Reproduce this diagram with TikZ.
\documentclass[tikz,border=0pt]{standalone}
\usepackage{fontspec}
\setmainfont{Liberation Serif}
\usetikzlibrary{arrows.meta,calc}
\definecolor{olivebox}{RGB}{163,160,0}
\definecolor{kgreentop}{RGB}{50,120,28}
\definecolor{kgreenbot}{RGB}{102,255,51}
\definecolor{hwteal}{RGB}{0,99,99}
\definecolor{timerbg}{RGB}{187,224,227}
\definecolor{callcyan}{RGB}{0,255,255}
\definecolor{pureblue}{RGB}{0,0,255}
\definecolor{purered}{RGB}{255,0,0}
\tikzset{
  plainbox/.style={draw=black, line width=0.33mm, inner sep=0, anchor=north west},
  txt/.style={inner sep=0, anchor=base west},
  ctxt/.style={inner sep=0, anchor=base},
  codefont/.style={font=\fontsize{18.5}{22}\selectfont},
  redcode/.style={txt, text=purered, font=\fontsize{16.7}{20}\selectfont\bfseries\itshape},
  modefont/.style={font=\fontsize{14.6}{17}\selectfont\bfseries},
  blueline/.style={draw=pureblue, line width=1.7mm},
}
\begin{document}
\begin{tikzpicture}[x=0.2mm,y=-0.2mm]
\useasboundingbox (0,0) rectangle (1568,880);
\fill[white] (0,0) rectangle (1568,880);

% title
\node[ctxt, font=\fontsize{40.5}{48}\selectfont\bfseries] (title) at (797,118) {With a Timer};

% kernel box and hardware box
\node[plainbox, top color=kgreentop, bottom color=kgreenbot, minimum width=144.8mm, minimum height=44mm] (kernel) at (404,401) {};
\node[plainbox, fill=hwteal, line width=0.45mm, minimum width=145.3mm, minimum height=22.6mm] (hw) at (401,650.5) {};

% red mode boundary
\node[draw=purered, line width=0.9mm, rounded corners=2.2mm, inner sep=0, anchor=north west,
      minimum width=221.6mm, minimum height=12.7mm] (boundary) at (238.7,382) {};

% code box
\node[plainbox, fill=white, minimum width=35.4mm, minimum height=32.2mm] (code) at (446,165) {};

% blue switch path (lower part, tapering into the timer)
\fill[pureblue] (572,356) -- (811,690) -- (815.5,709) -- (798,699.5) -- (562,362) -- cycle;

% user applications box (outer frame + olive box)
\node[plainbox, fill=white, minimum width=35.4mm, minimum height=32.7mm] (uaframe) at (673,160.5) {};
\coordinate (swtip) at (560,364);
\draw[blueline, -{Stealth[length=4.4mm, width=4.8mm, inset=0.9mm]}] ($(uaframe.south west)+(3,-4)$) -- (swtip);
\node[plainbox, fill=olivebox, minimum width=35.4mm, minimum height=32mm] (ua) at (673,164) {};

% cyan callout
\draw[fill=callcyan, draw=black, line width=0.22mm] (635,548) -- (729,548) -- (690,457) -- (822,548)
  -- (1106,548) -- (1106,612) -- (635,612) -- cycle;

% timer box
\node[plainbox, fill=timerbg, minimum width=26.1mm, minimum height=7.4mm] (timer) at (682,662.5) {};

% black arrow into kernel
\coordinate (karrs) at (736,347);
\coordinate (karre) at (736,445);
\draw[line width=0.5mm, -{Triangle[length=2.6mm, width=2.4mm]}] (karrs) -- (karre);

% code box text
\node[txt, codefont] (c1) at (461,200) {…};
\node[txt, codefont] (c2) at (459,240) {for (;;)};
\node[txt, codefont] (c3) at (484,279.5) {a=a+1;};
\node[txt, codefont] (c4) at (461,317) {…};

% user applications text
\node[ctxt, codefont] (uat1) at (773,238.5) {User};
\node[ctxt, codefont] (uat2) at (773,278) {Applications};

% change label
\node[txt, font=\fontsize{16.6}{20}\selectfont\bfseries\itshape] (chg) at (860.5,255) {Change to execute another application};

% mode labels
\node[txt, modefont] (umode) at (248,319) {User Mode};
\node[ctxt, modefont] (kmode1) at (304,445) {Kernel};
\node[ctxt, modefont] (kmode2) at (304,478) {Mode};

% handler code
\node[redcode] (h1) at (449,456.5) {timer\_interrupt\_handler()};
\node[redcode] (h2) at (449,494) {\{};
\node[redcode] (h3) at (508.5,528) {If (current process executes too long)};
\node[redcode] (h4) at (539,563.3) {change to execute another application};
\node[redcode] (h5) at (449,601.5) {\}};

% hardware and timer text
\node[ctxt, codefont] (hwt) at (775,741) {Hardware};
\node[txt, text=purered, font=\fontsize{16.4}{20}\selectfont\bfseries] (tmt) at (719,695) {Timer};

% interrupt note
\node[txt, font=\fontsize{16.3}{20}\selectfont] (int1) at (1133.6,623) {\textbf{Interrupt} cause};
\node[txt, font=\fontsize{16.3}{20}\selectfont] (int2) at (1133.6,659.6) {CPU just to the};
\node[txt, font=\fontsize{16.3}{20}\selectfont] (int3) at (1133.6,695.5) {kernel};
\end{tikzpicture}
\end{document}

----------

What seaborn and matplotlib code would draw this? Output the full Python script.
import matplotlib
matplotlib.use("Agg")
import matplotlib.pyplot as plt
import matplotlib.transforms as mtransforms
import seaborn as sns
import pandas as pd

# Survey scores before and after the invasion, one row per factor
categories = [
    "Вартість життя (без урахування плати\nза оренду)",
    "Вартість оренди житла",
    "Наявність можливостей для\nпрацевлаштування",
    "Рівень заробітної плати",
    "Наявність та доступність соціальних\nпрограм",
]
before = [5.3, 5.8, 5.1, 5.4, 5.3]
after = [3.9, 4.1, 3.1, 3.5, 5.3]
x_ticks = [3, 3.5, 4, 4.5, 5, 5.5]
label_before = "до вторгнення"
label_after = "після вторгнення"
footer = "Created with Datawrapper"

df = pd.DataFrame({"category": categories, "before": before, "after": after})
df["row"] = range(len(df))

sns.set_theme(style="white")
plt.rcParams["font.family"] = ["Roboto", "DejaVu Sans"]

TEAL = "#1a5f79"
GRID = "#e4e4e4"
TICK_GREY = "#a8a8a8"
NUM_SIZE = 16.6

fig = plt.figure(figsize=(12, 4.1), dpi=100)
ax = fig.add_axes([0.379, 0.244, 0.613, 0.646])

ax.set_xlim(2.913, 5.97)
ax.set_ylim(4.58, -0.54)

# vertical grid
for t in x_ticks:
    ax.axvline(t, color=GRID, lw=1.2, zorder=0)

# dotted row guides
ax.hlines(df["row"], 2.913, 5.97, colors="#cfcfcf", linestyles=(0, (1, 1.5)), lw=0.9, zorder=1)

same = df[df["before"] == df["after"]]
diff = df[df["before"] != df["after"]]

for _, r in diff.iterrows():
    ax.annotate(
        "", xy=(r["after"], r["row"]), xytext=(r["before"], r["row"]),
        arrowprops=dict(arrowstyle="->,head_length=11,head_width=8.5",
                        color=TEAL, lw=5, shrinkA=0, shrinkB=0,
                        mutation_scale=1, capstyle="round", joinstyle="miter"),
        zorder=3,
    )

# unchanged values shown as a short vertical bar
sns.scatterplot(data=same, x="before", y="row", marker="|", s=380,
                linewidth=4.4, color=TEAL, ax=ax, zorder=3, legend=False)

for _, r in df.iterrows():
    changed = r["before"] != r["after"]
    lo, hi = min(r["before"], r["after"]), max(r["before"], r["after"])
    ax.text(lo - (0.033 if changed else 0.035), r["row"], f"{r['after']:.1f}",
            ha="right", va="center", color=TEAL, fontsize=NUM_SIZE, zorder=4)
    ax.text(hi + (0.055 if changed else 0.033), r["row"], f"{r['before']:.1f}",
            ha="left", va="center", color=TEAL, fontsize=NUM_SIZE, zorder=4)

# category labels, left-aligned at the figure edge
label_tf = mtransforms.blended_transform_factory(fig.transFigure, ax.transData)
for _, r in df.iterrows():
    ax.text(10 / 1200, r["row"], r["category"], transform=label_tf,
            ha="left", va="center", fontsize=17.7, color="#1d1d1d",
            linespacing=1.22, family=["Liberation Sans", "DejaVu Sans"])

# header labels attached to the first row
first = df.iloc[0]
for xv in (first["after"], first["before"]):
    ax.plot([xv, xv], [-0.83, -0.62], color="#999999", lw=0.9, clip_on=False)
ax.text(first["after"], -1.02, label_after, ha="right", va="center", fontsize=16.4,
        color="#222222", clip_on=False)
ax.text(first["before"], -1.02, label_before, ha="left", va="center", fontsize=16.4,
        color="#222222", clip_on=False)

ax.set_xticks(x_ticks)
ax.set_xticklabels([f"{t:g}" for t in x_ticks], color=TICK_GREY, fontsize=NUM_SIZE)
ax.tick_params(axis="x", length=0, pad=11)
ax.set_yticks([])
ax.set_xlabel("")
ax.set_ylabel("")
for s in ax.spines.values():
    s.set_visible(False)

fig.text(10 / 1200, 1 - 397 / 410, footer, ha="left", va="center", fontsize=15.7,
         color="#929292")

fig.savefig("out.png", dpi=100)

----------

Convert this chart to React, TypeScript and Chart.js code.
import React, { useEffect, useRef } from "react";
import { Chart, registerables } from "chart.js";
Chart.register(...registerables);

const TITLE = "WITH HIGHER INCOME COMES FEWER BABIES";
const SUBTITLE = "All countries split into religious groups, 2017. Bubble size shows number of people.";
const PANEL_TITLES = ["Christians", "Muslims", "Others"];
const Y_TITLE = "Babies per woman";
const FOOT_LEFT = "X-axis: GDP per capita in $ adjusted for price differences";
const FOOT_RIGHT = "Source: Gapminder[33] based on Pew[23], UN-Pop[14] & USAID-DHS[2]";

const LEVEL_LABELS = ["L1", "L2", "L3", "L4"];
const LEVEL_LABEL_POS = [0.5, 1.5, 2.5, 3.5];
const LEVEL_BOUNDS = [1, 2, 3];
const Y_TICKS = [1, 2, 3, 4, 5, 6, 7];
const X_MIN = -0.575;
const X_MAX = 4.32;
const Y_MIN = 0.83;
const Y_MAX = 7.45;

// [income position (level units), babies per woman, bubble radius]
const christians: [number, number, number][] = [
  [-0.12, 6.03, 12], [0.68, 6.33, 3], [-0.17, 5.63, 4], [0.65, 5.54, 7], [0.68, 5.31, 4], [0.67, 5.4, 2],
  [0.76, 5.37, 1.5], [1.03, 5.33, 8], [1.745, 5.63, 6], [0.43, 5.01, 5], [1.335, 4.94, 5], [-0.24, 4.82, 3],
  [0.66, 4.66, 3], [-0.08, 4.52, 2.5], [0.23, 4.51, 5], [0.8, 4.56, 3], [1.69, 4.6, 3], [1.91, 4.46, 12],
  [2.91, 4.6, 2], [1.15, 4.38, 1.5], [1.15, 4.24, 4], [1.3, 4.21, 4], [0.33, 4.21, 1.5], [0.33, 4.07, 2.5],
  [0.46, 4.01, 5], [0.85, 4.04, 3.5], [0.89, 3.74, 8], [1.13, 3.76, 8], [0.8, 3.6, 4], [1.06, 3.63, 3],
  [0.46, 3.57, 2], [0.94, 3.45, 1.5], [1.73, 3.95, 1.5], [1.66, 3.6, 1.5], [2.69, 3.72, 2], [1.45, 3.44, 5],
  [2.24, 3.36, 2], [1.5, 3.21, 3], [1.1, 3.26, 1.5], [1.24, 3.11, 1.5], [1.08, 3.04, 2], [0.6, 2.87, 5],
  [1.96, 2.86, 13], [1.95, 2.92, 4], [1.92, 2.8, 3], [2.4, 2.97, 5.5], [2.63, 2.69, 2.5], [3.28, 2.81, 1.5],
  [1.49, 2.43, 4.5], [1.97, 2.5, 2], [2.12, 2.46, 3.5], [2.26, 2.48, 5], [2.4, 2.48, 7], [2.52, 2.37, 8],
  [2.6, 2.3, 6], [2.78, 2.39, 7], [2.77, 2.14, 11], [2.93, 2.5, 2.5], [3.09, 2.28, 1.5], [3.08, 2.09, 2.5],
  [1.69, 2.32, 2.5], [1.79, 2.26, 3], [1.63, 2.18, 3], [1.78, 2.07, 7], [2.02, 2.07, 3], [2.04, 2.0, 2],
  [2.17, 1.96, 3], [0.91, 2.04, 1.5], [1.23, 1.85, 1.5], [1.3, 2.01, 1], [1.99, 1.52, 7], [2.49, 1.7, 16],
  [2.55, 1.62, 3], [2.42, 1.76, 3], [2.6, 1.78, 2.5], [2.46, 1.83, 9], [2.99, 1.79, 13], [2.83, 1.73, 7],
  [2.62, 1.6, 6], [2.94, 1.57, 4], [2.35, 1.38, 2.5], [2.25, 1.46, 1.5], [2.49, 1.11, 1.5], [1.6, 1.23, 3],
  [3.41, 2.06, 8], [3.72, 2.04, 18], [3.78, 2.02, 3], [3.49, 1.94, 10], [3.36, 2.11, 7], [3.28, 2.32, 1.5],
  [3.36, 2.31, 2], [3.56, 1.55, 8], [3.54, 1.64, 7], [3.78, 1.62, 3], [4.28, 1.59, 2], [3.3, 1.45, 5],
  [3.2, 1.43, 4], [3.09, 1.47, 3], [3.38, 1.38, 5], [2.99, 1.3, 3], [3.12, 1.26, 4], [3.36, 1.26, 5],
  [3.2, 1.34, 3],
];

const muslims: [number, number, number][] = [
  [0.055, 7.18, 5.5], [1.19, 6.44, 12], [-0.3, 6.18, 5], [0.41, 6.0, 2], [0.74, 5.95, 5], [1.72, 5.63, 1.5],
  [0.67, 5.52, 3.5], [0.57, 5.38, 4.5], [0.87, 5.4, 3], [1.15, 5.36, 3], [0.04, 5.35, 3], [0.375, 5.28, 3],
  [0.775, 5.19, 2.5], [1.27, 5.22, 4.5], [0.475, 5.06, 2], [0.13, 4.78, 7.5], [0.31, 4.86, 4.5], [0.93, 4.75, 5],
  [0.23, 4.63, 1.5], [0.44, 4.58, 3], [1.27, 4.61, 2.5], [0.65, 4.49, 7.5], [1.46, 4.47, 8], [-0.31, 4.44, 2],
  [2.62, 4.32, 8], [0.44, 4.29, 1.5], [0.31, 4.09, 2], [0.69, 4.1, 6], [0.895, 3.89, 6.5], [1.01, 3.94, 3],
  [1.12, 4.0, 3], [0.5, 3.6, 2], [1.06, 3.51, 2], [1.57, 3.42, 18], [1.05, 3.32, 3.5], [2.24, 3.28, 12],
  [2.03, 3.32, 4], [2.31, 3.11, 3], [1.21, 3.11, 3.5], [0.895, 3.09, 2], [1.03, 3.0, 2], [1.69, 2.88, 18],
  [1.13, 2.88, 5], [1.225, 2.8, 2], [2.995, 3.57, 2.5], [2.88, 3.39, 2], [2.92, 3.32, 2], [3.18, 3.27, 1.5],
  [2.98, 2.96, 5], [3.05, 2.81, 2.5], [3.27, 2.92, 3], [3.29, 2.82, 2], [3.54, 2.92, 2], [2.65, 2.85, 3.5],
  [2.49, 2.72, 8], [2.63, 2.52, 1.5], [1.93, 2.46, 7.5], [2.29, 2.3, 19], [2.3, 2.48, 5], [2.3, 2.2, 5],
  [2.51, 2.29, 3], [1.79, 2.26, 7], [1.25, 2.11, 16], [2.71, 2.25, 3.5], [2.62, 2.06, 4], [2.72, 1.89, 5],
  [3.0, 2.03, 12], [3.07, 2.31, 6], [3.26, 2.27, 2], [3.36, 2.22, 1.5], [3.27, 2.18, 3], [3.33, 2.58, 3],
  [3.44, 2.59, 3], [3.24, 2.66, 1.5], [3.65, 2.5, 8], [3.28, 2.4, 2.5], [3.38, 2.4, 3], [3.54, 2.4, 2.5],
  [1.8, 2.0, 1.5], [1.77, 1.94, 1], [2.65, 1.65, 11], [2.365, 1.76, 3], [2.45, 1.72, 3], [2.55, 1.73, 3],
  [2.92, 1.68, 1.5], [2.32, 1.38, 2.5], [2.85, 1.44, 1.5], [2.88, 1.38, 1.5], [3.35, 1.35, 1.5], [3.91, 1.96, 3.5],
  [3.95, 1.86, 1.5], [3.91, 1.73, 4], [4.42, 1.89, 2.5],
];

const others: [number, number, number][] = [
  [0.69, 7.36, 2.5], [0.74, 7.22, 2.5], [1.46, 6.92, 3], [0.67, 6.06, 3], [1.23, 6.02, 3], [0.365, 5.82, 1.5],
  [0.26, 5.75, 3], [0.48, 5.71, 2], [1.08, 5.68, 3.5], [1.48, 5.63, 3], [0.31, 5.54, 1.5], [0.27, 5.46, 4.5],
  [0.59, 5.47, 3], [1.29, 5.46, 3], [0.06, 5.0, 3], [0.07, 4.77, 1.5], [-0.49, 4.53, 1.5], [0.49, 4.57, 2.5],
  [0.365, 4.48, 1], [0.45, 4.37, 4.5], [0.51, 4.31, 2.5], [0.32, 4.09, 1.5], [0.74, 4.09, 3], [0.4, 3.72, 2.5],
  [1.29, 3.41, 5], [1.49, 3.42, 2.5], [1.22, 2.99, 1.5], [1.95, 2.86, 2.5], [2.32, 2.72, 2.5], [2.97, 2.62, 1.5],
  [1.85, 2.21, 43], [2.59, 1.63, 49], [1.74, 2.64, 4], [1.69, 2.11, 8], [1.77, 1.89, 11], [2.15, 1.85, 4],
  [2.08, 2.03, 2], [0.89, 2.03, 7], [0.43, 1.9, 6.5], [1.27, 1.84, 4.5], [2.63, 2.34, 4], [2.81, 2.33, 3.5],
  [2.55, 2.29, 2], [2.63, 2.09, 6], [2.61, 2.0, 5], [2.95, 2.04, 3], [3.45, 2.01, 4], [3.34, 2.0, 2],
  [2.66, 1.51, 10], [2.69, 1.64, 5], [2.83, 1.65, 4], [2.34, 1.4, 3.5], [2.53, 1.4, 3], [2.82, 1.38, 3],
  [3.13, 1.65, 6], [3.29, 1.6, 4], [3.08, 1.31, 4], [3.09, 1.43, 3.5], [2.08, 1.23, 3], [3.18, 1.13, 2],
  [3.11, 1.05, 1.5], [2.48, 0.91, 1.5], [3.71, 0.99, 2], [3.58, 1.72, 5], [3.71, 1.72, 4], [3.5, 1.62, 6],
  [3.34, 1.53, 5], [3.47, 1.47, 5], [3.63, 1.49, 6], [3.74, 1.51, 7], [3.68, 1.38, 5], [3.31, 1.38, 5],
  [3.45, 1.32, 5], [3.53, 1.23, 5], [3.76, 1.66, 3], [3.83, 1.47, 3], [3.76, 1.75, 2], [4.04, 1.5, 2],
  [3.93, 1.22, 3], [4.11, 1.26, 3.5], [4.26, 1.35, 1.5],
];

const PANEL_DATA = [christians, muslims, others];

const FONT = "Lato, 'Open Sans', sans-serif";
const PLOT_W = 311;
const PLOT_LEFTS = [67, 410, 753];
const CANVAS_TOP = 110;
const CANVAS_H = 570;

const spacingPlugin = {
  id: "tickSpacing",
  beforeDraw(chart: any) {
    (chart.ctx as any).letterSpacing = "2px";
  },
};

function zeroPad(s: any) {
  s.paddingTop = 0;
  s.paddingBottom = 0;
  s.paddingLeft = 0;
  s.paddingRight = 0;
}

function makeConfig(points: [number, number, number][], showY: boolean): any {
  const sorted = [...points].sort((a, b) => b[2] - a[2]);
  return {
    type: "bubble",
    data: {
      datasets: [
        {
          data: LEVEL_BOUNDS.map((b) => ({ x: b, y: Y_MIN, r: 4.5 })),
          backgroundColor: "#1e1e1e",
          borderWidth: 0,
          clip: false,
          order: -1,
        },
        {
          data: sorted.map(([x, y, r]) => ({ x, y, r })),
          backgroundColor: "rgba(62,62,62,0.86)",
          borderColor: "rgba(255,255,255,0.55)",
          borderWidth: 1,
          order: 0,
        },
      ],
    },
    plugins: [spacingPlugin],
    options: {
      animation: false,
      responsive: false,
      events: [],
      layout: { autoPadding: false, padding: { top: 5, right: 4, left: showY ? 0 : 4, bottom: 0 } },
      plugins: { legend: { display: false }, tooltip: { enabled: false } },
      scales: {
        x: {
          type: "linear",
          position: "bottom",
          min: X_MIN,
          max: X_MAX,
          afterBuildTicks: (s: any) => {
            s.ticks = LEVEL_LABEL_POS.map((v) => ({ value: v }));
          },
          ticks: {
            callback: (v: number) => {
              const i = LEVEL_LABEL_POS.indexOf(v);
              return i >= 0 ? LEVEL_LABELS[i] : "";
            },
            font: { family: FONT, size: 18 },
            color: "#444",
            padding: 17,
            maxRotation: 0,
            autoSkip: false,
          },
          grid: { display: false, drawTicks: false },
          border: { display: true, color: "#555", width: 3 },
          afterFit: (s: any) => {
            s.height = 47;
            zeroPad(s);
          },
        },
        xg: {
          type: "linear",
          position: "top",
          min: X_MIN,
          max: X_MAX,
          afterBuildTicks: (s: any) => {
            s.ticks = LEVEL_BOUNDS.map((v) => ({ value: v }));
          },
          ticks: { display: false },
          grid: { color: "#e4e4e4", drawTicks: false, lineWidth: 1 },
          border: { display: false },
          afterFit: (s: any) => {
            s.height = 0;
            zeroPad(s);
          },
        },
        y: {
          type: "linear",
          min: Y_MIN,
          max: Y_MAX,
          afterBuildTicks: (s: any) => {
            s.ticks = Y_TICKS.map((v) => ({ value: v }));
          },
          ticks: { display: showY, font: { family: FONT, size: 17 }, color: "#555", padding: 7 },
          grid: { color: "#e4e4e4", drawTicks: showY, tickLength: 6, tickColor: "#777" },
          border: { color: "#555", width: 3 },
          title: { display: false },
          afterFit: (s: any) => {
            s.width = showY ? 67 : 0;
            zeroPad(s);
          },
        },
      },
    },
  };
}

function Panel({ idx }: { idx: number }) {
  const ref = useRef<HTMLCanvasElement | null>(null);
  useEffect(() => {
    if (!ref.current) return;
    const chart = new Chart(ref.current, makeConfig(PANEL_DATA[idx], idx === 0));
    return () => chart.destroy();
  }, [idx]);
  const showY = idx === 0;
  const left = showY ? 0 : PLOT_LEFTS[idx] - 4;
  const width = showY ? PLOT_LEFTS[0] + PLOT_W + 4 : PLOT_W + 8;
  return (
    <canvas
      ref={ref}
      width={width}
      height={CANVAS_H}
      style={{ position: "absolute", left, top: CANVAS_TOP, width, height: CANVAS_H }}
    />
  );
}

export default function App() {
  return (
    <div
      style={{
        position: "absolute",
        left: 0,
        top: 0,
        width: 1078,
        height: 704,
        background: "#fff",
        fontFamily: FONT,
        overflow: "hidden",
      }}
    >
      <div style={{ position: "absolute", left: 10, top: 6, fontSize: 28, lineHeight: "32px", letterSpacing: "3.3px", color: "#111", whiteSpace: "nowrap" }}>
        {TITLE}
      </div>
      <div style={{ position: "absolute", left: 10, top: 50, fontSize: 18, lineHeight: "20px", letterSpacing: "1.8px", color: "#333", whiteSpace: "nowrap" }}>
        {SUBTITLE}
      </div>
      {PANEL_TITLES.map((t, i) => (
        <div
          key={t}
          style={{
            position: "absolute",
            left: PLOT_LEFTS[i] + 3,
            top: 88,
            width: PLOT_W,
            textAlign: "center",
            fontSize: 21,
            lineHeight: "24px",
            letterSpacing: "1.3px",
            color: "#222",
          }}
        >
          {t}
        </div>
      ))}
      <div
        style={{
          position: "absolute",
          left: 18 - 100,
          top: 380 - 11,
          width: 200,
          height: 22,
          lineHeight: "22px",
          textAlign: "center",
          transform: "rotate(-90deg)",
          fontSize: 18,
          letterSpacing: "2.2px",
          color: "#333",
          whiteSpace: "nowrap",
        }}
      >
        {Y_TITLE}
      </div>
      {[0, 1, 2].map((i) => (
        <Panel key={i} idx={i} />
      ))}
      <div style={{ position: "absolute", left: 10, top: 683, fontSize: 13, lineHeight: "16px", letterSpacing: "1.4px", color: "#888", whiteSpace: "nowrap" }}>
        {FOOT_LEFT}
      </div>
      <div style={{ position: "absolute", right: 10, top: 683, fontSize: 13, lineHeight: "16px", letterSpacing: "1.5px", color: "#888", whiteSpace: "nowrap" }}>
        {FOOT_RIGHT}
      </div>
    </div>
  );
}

----------

> _Stated goal_: Of the entries listed above, reproduce only the lines starting at the line containing "Convert this chart" and ending at the line containing "Chart.register(...registerables);". Include both, exactly as they stand.

> _Right answer_:
Convert this chart to React, TypeScript and Chart.js code.
import React, { useEffect, useRef } from "react";
import { Chart, registerables } from "chart.js";
Chart.register(...registerables);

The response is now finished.